-- Start of Source excerpt --

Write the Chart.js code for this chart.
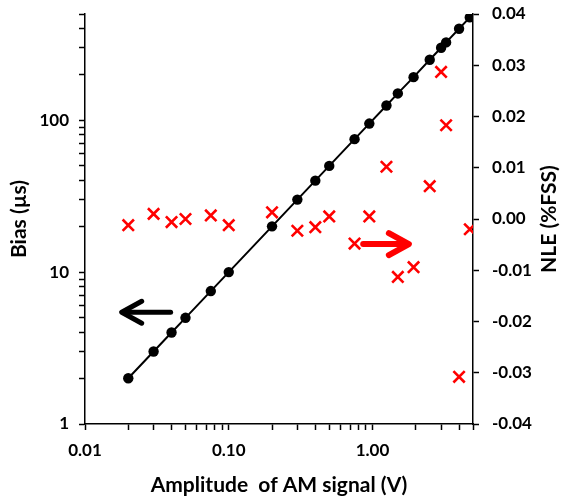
<!DOCTYPE html>
<html>
<head>
<meta charset="utf-8">
<script src="https://cdn.jsdelivr.net/npm/chart.js@4/dist/chart.umd.min.js"></script>
<style>
html,body{margin:0;padding:0;background:#fff;}
#wrap{width:565px;height:500px;position:relative;}
</style>
</head>
<body>
<div id="wrap"><canvas id="c" width="565" height="500"></canvas></div>
<script>
// ---- data ----
const amplitude = [0.02,0.03,0.04,0.05,0.075,0.1,0.2,0.3,0.4,0.5,0.75,0.95,1.25,1.5,1.93,2.5,3,3.25,4,4.75];
const bias      = [2,3,4,5,7.5,10,20,30,40,50,75,95,125,150,192,250,300,325,400,475];
const nle       = [-0.0012,0.0010,-0.0006,0.0000,0.0007,-0.0012,0.0013,-0.0023,-0.0016,0.0005,-0.0048,0.0005,0.0102,-0.0113,-0.0094,0.0064,0.0287,0.0183,-0.0308,-0.0020];

// ---- ticks ----
const xTicks = [0.01,0.02,0.03,0.04,0.05,0.06,0.07,0.08,0.09,0.1,0.2,0.3,0.4,0.5,0.6,0.7,0.8,0.9,1,2,3,4,5];
const xLabelValues = [0.01,0.1,1];
const xLabelTexts  = ['0.01','0.10','1.00'];
const yTicks = [1,2,3,4,5,6,7,8,9,10,20,30,40,50,60,70,80,90,100,200,300,400,500];
const yLabelValues = [1,10,100];
const yLabelTexts  = ['1','10','100'];
const y2Ticks = [-0.04,-0.03,-0.02,-0.01,0,0.01,0.02,0.03,0.04];
const y2LabelTexts = ['-0.04','-0.03','-0.02','-0.01','0.00','0.01','0.02','0.03','0.04'];

// ---- titles ----
const xTitle = 'Amplitude  of AM signal (V)';
const yTitle = 'Bias (µs)';
const y2Title = 'NLE (%FSS)';

// ---- arrow annotations (data coordinates) ----
const biasArrow = {fromX:0.0394, toX:0.018, y:5.44};   // points left, to Bias axis
const nleArrow  = {fromX:0.861, toX:1.79, y:-0.0049};  // points right, to NLE axis

const FONT = 'Lato';
const TICK_SIZE = 17;
const TITLE_SIZE = 21;
function near(a,b){return Math.abs(a-b) < 1e-9*Math.max(1,Math.abs(b));}
function labelFor(v, vals, texts){
  for (let i=0;i<vals.length;i++) if (near(v, vals[i])) return texts[i];
  return '';
}

const arrowPlugin = {
  id:'arrows',
  afterDatasetsDraw(chart){
    const {ctx, scales:{x,y,y2}} = chart;
    function arrow(x0,x1,py,color,head,w){
      const px0 = x.getPixelForValue(x0), px1 = x.getPixelForValue(x1);
      const dir = Math.sign(px1-px0);
      ctx.save();
      ctx.strokeStyle = color; ctx.lineWidth = w; ctx.lineCap='round'; ctx.lineJoin='round';
      ctx.beginPath(); ctx.moveTo(px0,py); ctx.lineTo(px1 - dir*3,py); ctx.stroke();
      ctx.beginPath();
      ctx.moveTo(px1 - dir*head, py - head*0.55);
      ctx.lineTo(px1, py);
      ctx.lineTo(px1 - dir*head, py + head*0.55);
      ctx.stroke();
      ctx.restore();
    }
    arrow(biasArrow.fromX, biasArrow.toX, y.getPixelForValue(biasArrow.y), '#000', 20, 5);
    arrow(nleArrow.fromX, nleArrow.toX, y2.getPixelForValue(nleArrow.y), '#ff0000', 20, 6);
  },
  afterDraw(chart){
    // right axis title, reading bottom-to-top like the reference
    const {ctx, chartArea} = chart;
    ctx.save();
    ctx.translate(chart.width - 16, (chartArea.top + chartArea.bottom)/2);
    ctx.rotate(-Math.PI/2);
    ctx.font = 'bold ' + TITLE_SIZE + 'px ' + FONT;
    ctx.fillStyle = '#000';
    ctx.textAlign = 'center';
    ctx.textBaseline = 'middle';
    ctx.fillText(y2Title, 0, 0);
    ctx.restore();
  }
};

function noEdgePad(s){ s.paddingTop = 0; s.paddingBottom = 0; s.paddingLeft = 0; s.paddingRight = 0; }

Chart.defaults.font.family = FONT;
Chart.defaults.font.weight = 'bold';
Chart.defaults.color = '#000';

new Chart(document.getElementById('c'), {
  type:'line',
  data:{
    datasets:[
      {
        label:'NLE',
        data: amplitude.map((a,i)=>({x:a,y:nle[i]})),
        yAxisID:'y2',
        showLine:false,
        pointStyle:'crossRot',
        pointRadius:8,
        pointBorderWidth:2.6,
        borderColor:'#ff0000',
        backgroundColor:'#ff0000',
        order:0
      },
      {
        label:'Bias',
        data: amplitude.map((a,i)=>({x:a,y:bias[i]})),
        yAxisID:'y',
        borderColor:'#000',
        borderWidth:2,
        backgroundColor:'#000',
        pointRadius:5.2,
        pointBorderWidth:0,
        pointBackgroundColor:'#000',
        tension:0,
        order:1
      }
    ]
  },
  options:{
    responsive:false,
    animation:false,
    events:[],
    layout:{padding:{top:14,left:0,right:0,bottom:0}},
    plugins:{legend:{display:false},tooltip:{enabled:false}},
    scales:{
      x:{
        type:'logarithmic', position:'bottom', min:0.01, max:5,
        afterBuildTicks(s){ s.ticks = xTicks.map(v=>({value:v})); },
        afterFit(s){ s.height = 76; noEdgePad(s); },
        grid:{drawOnChartArea:false, drawTicks:true, tickLength:6, tickColor:'#000', tickWidth:1.5},
        border:{display:true, color:'#000', width:1.5},
        ticks:{autoSkip:false, maxRotation:0, minRotation:0, padding:10, font:{size:TICK_SIZE, weight:'bold'},
          callback:(v)=>labelFor(v, xLabelValues, xLabelTexts)},
        title:{display:true, text:xTitle, font:{size:TITLE_SIZE, weight:'bold'}, padding:{top:0,bottom:2}}
      },
      y:{
        type:'logarithmic', position:'left', min:1, max:500,
        afterBuildTicks(s){ s.ticks = yTicks.map(v=>({value:v})); },
        afterFit(s){ s.width = 85; noEdgePad(s); },
        grid:{drawOnChartArea:false, drawTicks:true, tickLength:6, tickColor:'#000', tickWidth:1.5},
        border:{display:true, color:'#000', width:1.5},
        ticks:{autoSkip:false, padding:10, font:{size:TICK_SIZE, weight:'bold'},
          callback:(v)=>labelFor(v, yLabelValues, yLabelTexts)},
        title:{display:true, text:yTitle, font:{size:TITLE_SIZE, weight:'bold'}, padding:{top:7,bottom:0}}
      },
      y2:{
        type:'linear', position:'right', min:-0.04, max:0.04,
        afterBuildTicks(s){ s.ticks = y2Ticks.map(v=>({value:v})); },
        afterFit(s){ s.width = 92; noEdgePad(s); },
        grid:{drawOnChartArea:false, drawTicks:true, tickLength:6, tickColor:'#000', tickWidth:1.5},
        border:{display:true, color:'#000', width:1.5},
        ticks:{autoSkip:false, padding:13, font:{size:TICK_SIZE, weight:'bold'},
          callback:(v)=>labelFor(v, y2Ticks, y2LabelTexts)},
        title:{display:false}
      }
    }
  },
  plugins:[arrowPlugin]
});
</script>
</body>
</html>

-- End of Source excerpt --

Directions for this task:
Return to the listing above and set it down exactly, leaving out its pictures.

The answer:
Write the Chart.js code for this chart.
<!DOCTYPE html>
<html>
<head>
<meta charset="utf-8">
<script src="https://cdn.jsdelivr.net/npm/chart.js@4/dist/chart.umd.min.js"></script>
<style>
html,body{margin:0;padding:0;background:#fff;}
#wrap{width:565px;height:500px;position:relative;}
</style>
</head>
<body>
<div id="wrap"><canvas id="c" width="565" height="500"></canvas></div>
<script>
// ---- data ----
const amplitude = [0.02,0.03,0.04,0.05,0.075,0.1,0.2,0.3,0.4,0.5,0.75,0.95,1.25,1.5,1.93,2.5,3,3.25,4,4.75];
const bias      = [2,3,4,5,7.5,10,20,30,40,50,75,95,125,150,192,250,300,325,400,475];
const nle       = [-0.0012,0.0010,-0.0006,0.0000,0.0007,-0.0012,0.0013,-0.0023,-0.0016,0.0005,-0.0048,0.0005,0.0102,-0.0113,-0.0094,0.0064,0.0287,0.0183,-0.0308,-0.0020];

// ---- ticks ----
const xTicks = [0.01,0.02,0.03,0.04,0.05,0.06,0.07,0.08,0.09,0.1,0.2,0.3,0.4,0.5,0.6,0.7,0.8,0.9,1,2,3,4,5];
const xLabelValues = [0.01,0.1,1];
const xLabelTexts  = ['0.01','0.10','1.00'];
const yTicks = [1,2,3,4,5,6,7,8,9,10,20,30,40,50,60,70,80,90,100,200,300,400,500];
const yLabelValues = [1,10,100];
const yLabelTexts  = ['1','10','100'];
const y2Ticks = [-0.04,-0.03,-0.02,-0.01,0,0.01,0.02,0.03,0.04];
const y2LabelTexts = ['-0.04','-0.03','-0.02','-0.01','0.00','0.01','0.02','0.03','0.04'];

// ---- titles ----
const xTitle = 'Amplitude  of AM signal (V)';
const yTitle = 'Bias (µs)';
const y2Title = 'NLE (%FSS)';

// ---- arrow annotations (data coordinates) ----
const biasArrow = {fromX:0.0394, toX:0.018, y:5.44};   // points left, to Bias axis
const nleArrow  = {fromX:0.861, toX:1.79, y:-0.0049};  // points right, to NLE axis

const FONT = 'Lato';
const TICK_SIZE = 17;
const TITLE_SIZE = 21;
function near(a,b){return Math.abs(a-b) < 1e-9*Math.max(1,Math.abs(b));}
function labelFor(v, vals, texts){
  for (let i=0;i<vals.length;i++) if (near(v, vals[i])) return texts[i];
  return '';
}

const arrowPlugin = {
  id:'arrows',
  afterDatasetsDraw(chart){
    const {ctx, scales:{x,y,y2}} = chart;
    function arrow(x0,x1,py,color,head,w){
      const px0 = x.getPixelForValue(x0), px1 = x.getPixelForValue(x1);
      const dir = Math.sign(px1-px0);
      ctx.save();
      ctx.strokeStyle = color; ctx.lineWidth = w; ctx.lineCap='round'; ctx.lineJoin='round';
      ctx.beginPath(); ctx.moveTo(px0,py); ctx.lineTo(px1 - dir*3,py); ctx.stroke();
      ctx.beginPath();
      ctx.moveTo(px1 - dir*head, py - head*0.55);
      ctx.lineTo(px1, py);
      ctx.lineTo(px1 - dir*head, py + head*0.55);
      ctx.stroke();
      ctx.restore();
    }
    arrow(biasArrow.fromX, biasArrow.toX, y.getPixelForValue(biasArrow.y), '#000', 20, 5);
    arrow(nleArrow.fromX, nleArrow.toX, y2.getPixelForValue(nleArrow.y), '#ff0000', 20, 6);
  },
  afterDraw(chart){
    // right axis title, reading bottom-to-top like the reference
    const {ctx, chartArea} = chart;
    ctx.save();
    ctx.translate(chart.width - 16, (chartArea.top + chartArea.bottom)/2);
    ctx.rotate(-Math.PI/2);
    ctx.font = 'bold ' + TITLE_SIZE + 'px ' + FONT;
    ctx.fillStyle = '#000';
    ctx.textAlign = 'center';
    ctx.textBaseline = 'middle';
    ctx.fillText(y2Title, 0, 0);
    ctx.restore();
  }
};

function noEdgePad(s){ s.paddingTop = 0; s.paddingBottom = 0; s.paddingLeft = 0; s.paddingRight = 0; }

Chart.defaults.font.family = FONT;
Chart.defaults.font.weight = 'bold';
Chart.defaults.color = '#000';

new Chart(document.getElementById('c'), {
  type:'line',
  data:{
    datasets:[
      {
        label:'NLE',
        data: amplitude.map((a,i)=>({x:a,y:nle[i]})),
        yAxisID:'y2',
        showLine:false,
        pointStyle:'crossRot',
        pointRadius:8,
        pointBorderWidth:2.6,
        borderColor:'#ff0000',
        backgroundColor:'#ff0000',
        order:0
      },
      {
        label:'Bias',
        data: amplitude.map((a,i)=>({x:a,y:bias[i]})),
        yAxisID:'y',
        borderColor:'#000',
        borderWidth:2,
        backgroundColor:'#000',
        pointRadius:5.2,
        pointBorderWidth:0,
        pointBackgroundColor:'#000',
        tension:0,
        order:1
      }
    ]
  },
  options:{
    responsive:false,
    animation:false,
    events:[],
    layout:{padding:{top:14,left:0,right:0,bottom:0}},
    plugins:{legend:{display:false},tooltip:{enabled:false}},
    scales:{
      x:{
        type:'logarithmic', position:'bottom', min:0.01, max:5,
        afterBuildTicks(s){ s.ticks = xTicks.map(v=>({value:v})); },
        afterFit(s){ s.height = 76; noEdgePad(s); },
        grid:{drawOnChartArea:false, drawTicks:true, tickLength:6, tickColor:'#000', tickWidth:1.5},
        border:{display:true, color:'#000', width:1.5},
        ticks:{autoSkip:false, maxRotation:0, minRotation:0, padding:10, font:{size:TICK_SIZE, weight:'bold'},
          callback:(v)=>labelFor(v, xLabelValues, xLabelTexts)},
        title:{display:true, text:xTitle, font:{size:TITLE_SIZE, weight:'bold'}, padding:{top:0,bottom:2}}
      },
      y:{
        type:'logarithmic', position:'left', min:1, max:500,
        afterBuildTicks(s){ s.ticks = yTicks.map(v=>({value:v})); },
        afterFit(s){ s.width = 85; noEdgePad(s); },
        grid:{drawOnChartArea:false, drawTicks:true, tickLength:6, tickColor:'#000', tickWidth:1.5},
        border:{display:true, color:'#000', width:1.5},
        ticks:{autoSkip:false, padding:10, font:{size:TICK_SIZE, weight:'bold'},
          callback:(v)=>labelFor(v, yLabelValues, yLabelTexts)},
        title:{display:true, text:yTitle, font:{size:TITLE_SIZE, weight:'bold'}, padding:{top:7,bottom:0}}
      },
      y2:{
        type:'linear', position:'right', min:-0.04, max:0.04,
        afterBuildTicks(s){ s.ticks = y2Ticks.map(v=>({value:v})); },
        afterFit(s){ s.width = 92; noEdgePad(s); },
        grid:{drawOnChartArea:false, drawTicks:true, tickLength:6, tickColor:'#000', tickWidth:1.5},
        border:{display:true, color:'#000', width:1.5},
        ticks:{autoSkip:false, padding:13, font:{size:TICK_SIZE, weight:'bold'},
          callback:(v)=>labelFor(v, y2Ticks, y2LabelTexts)},
        title:{display:false}
      }
    }
  },
  plugins:[arrowPlugin]
});
</script>
</body>
</html>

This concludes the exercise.